O cerne da descrição está, uma vez mais, nas fadigas do cativeiro, entre as quais de somenos não é a fome, mas muito bem marcadas ficam as virtudes do Santo, assim repetidamente apresenta ele o infante Fernando, pontuadas desde o seu miraculoso nascimento, disponibilidade para obedecer era hum dos que mais …reprovavão a expedição a Tânger, dedicação fora do comum à prática religiosa e às normas fundamentais da vida cristã, caridade, humildade, liberalidade atestadas a cada momento. A paciência no sofrimento merece-lhe a visão da Virgem huma Senhora sobre hum Throno assentada, acompanhada de grande número de Bemaventurados, no meio deles, um que numa das mãos tinha humas balanças penduradas e outro com hum calis, e hum livro aberto, no qual se deixavão ler em letras de ouro as primeira palavras do Evangelho de S. João (.…)
Identificados ficariam, pelos seus símbolos, estes dois acompanhantes de Nossa Senhora; mesmo assim, frei Luís não deixa de reconhecidamente os nomear, com apuro e imaginação, deste modo retomando, para a engrandecer, a aparição que em anteriores escritos havíamos encontrado. Entre os milagres, distingue-se a cura do cego mouro, mas rápida alusão se faz também a muitos outros, sobretudo de restabelecimento de enfermos. Santo, e como tal, por todos venerado, era, pois, este Infante que por Deus se resignava a tantos e tão fortes sofrimentos; como santo seria recebido na bem-aventurança, após a morte e o seu corpo teria jus a especial e magnificente sepultura. Não descuremos, porém, quatro curiosas observações. 

A primeira tem a ver com a semelhança com Régulo e com os Décios, inicialmente aduzida para que possa concluir-se, depois de contados os respectivos feitos, pela supremacia de um príncipe que se entrega aos enemigos da fé por salvar os seus que vê perdidos.

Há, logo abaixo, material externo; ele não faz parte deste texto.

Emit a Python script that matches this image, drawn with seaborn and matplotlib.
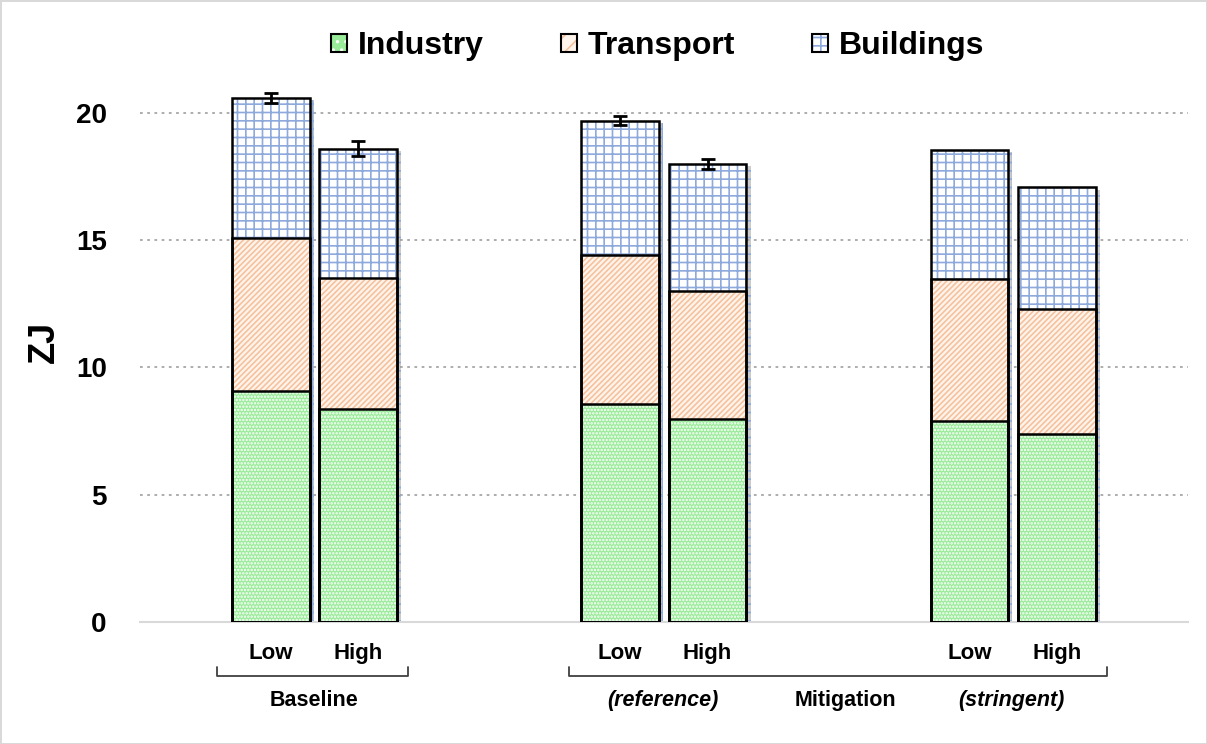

A segunda decorre da exaltação de um comportamento de quem sempre esteve contra a entrega de Ceuta, não hesitando o autor em afirmar que, à resolução das cortes, obrigou o voto do mesmo infante, que, como verdadeiro Catholico, e amigo da sua pátria, advertio em segredo a el-Rei que tratasse do maior bem da Espanha, e mais honra de Portugal, antes que da vida de hum só homem.
A terceira prende-se com uma precisão relativamente à principal fonte: há quem admita que, só a partir de 1441, começaram os tormentos, seriam as duas fases do cativeiro, de acordo com o conteúdo de uma carta que se mostra no Convento da Batalha escrita polo Infante.
A quarta e última reporta-se à trasladação final e à diversidade de opiniões sobre como decorreu nos meios, e modos por quem foi trazido há variedade entre os escritores, concordando todos na certeza da vinda».

In Maria Idalina Rodrigues, Do Muito Vertuoso Senhor Ifante Dom Fernando a El Príncipe Constante, Via Spiritus 10, 2003.